7 原始共同体内の問答(2) (20140322)
前回「言語によって、ヒトの個体と群れは、類人猿の個体と群れとは異質なものになっただろう。では、どこが異質なのだろうか。」という問いを立て、それに答えようとしたが、うまく答えることができなかったので、もう一度試みたい。
西田正則によれば、「サルや類人猿などの高等霊長類は、互いに認知している100頭ていど以内の社会集団(単位集団)を形成し、その集団に固有な一定の地域(遊動域)を、毎日のように泊まり場を移りながら生活している」(西田正規『人類史のなかの定住革命』講談社学術文庫、p.15)。西田は、この本で何度か「互いに認知している100頭ていど以内の集団」というフレーズを用いている。言語を獲得した後の人の集団も「互いに認知している100人程度の以内の集団」ということができるあろう。しかし、言語の獲得によって、「互いに認知している」の意味は、全く異なるものになる。
サルは、群れの個体を同定できるので、そこに新しいサルがやってきたときに、群れの仲間ではないとわかるだろう。そして、それを排除しようとするだろう。しかし、サルには自己意識がない。例えば、サルは、ビデオに写っている自分の好きな雌をそれとして同定できるが、それと一緒に写っている自分が自分だとはわからず、怒り出すというTV番組を見たことがある。サルも類人猿も、鏡やビデオ映像を見て自分だとは分からない。サルには自己意識がないので、おそらく<自分が群れの一員だと他のサルが分かっている>ということを意識することはない。(これに関する比較行動学の知見があれば、教えて下さい。)

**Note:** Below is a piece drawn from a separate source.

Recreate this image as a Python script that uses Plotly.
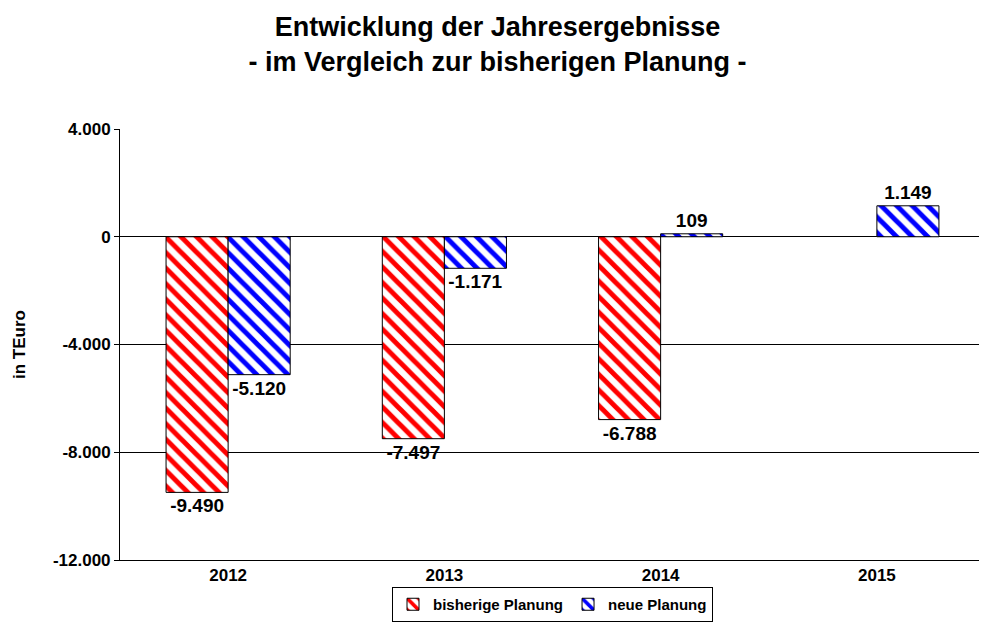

これに対して、言語を獲得した人類は、「互いに認知している100人ていど以内の集団」であり、よそ者をよそ者だと認知できるが、それだけでなく、<自分が集団の一員であるということを他のメンバーもわかっている>ということをわかっている。この意味で、「互いに認知している」の意味は、サルや類人猿の群れの場合と人の集団の場合では非常に異なる。
言葉が成立するためには、「オオカミ」でオオカミを指すことを、みんなが知っていることをみんなが知っていることをみんなが知っているというような「共有知」の成立が不可欠である。「然々の人たちがこの集団のメンバーである」ということが共有知になっており、集団についてのこの種の共有知が、まさに集団を構成する不可欠な要素となっている。
サルの群れには、社会構築主義は妥当しないが、人の集団には、社会構築主義が妥当する。